Setup Virtual Environment
Using a virtual environment is one of the best practices, especially when you work on multiple projects. Create one for this project, and install the dependencies from
$ python3 -m venv .venv $ source ./.venv/bin/activate $ pip install --upgrade pip $ pip3 install -r ./requirements.txt
run.py is a handy utility script to run static type checker, linter, unit tests, and code coverage. In this series, you will see that using these tools from the very beginning is actually most economical, and does not add perceived overhead.
Let’s try running these. In each of the following, you can use either of the commands.
Static Type Checker: mypy package
$ mypy ./addrservice ./tests $ ./run.py typecheck
Linter: flake8 package
$ flake8 ./addrservice ./tests $ ./run.py lint
Unit Tests: Python unittest framework
$ python -m unittest discover tests -p '*_test.py' $ ./run.py test
This will run all tests in the directory
tests. You can run unit or integration test suites (in
tests/integration directories respectively) as following:
$ ./run.py test --suite unit $ ./run.py test --suite integration
Code Coverage: coverage package
$ coverage run --source=addrservice --branch -m unittest discover tests -p '*_test.py' $ coverage run --source=addrservice --branch ./run.py test
After running tests with code coverage, you can get the report:
$ coverage report Name Stmts Miss Branch BrPart Cover ----------------------------------------------------------- addrservice/__init__.py 2 2 0 0 0%
You can also generate HTML report:
$ coverage html $ open htmlcov/index.html
If you are able to run all these commands, your project setup is complete.

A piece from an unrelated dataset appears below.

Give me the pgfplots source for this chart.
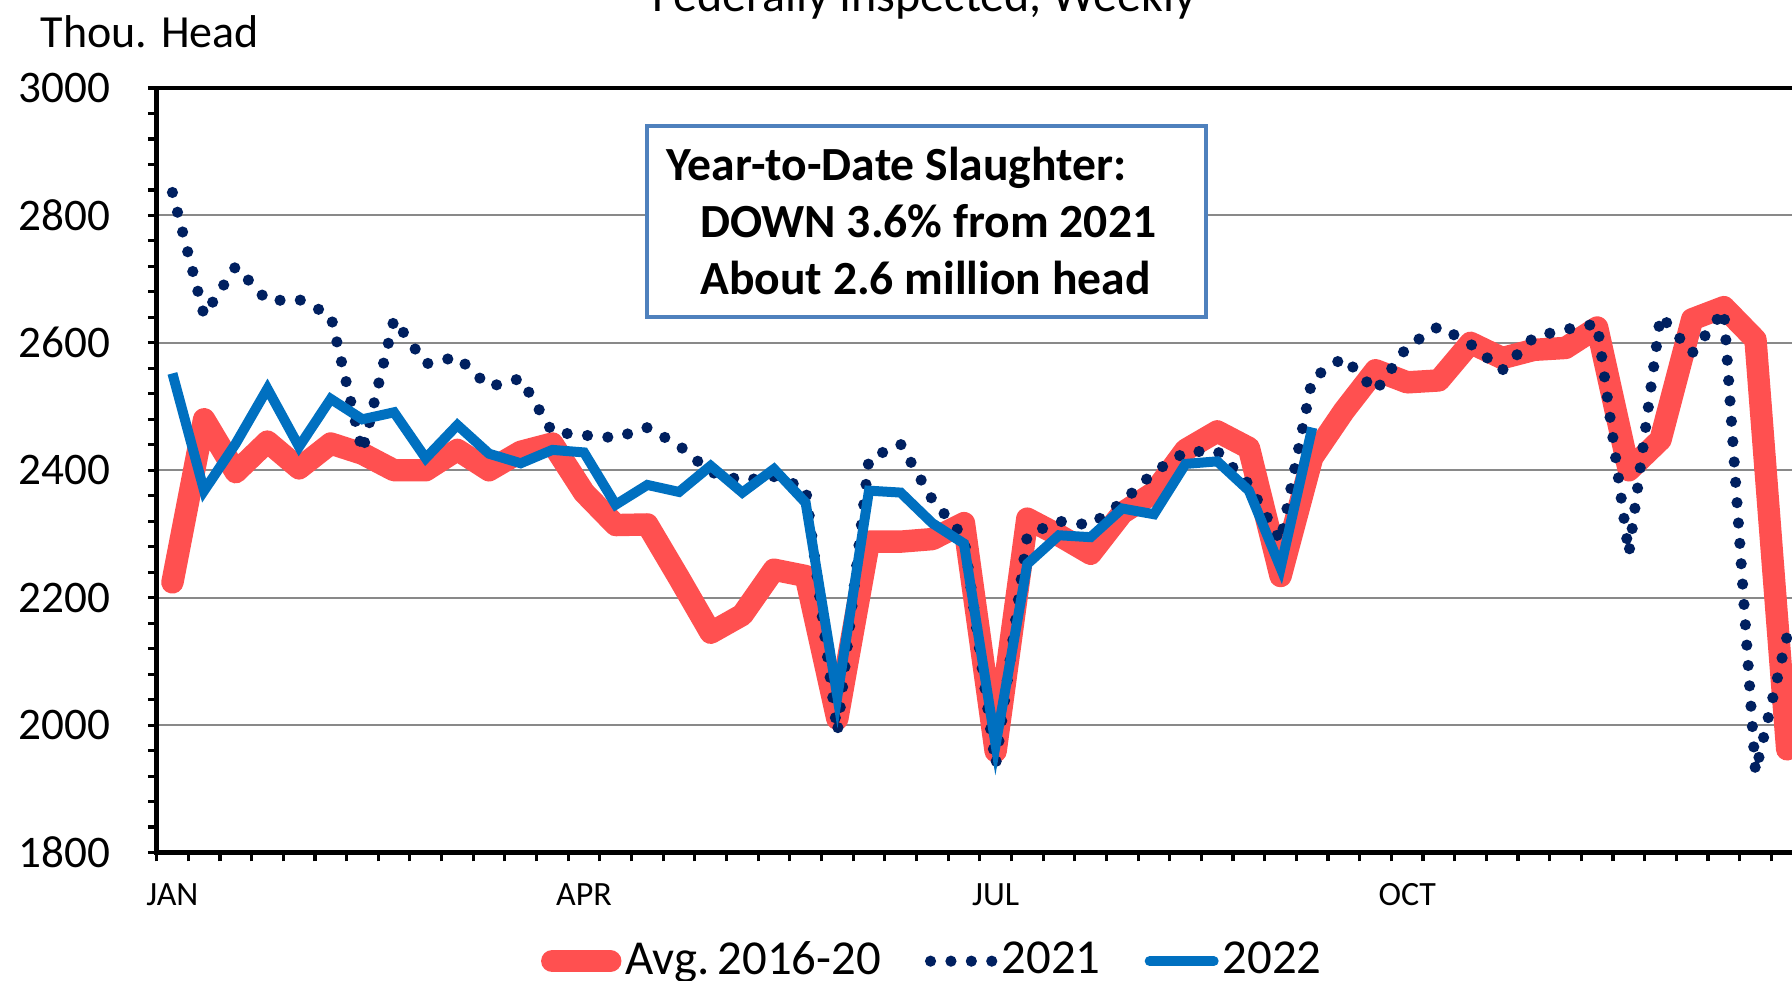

For quick prototyping, Python is more suitable. But it comes with the drawback of Global Interpreter Lock. Cooperative multitasking with non-blocking asynchronous calls using asyncio comes to rescue. Tornado is the only mature Python web framework with asyncio APIs.
Layered design can derisk in case framework is to be changed in future. Tests can also be layered: unit, integration, and end-to-end. It is easy to setup lint, test, code coverage from the very beginning of the project.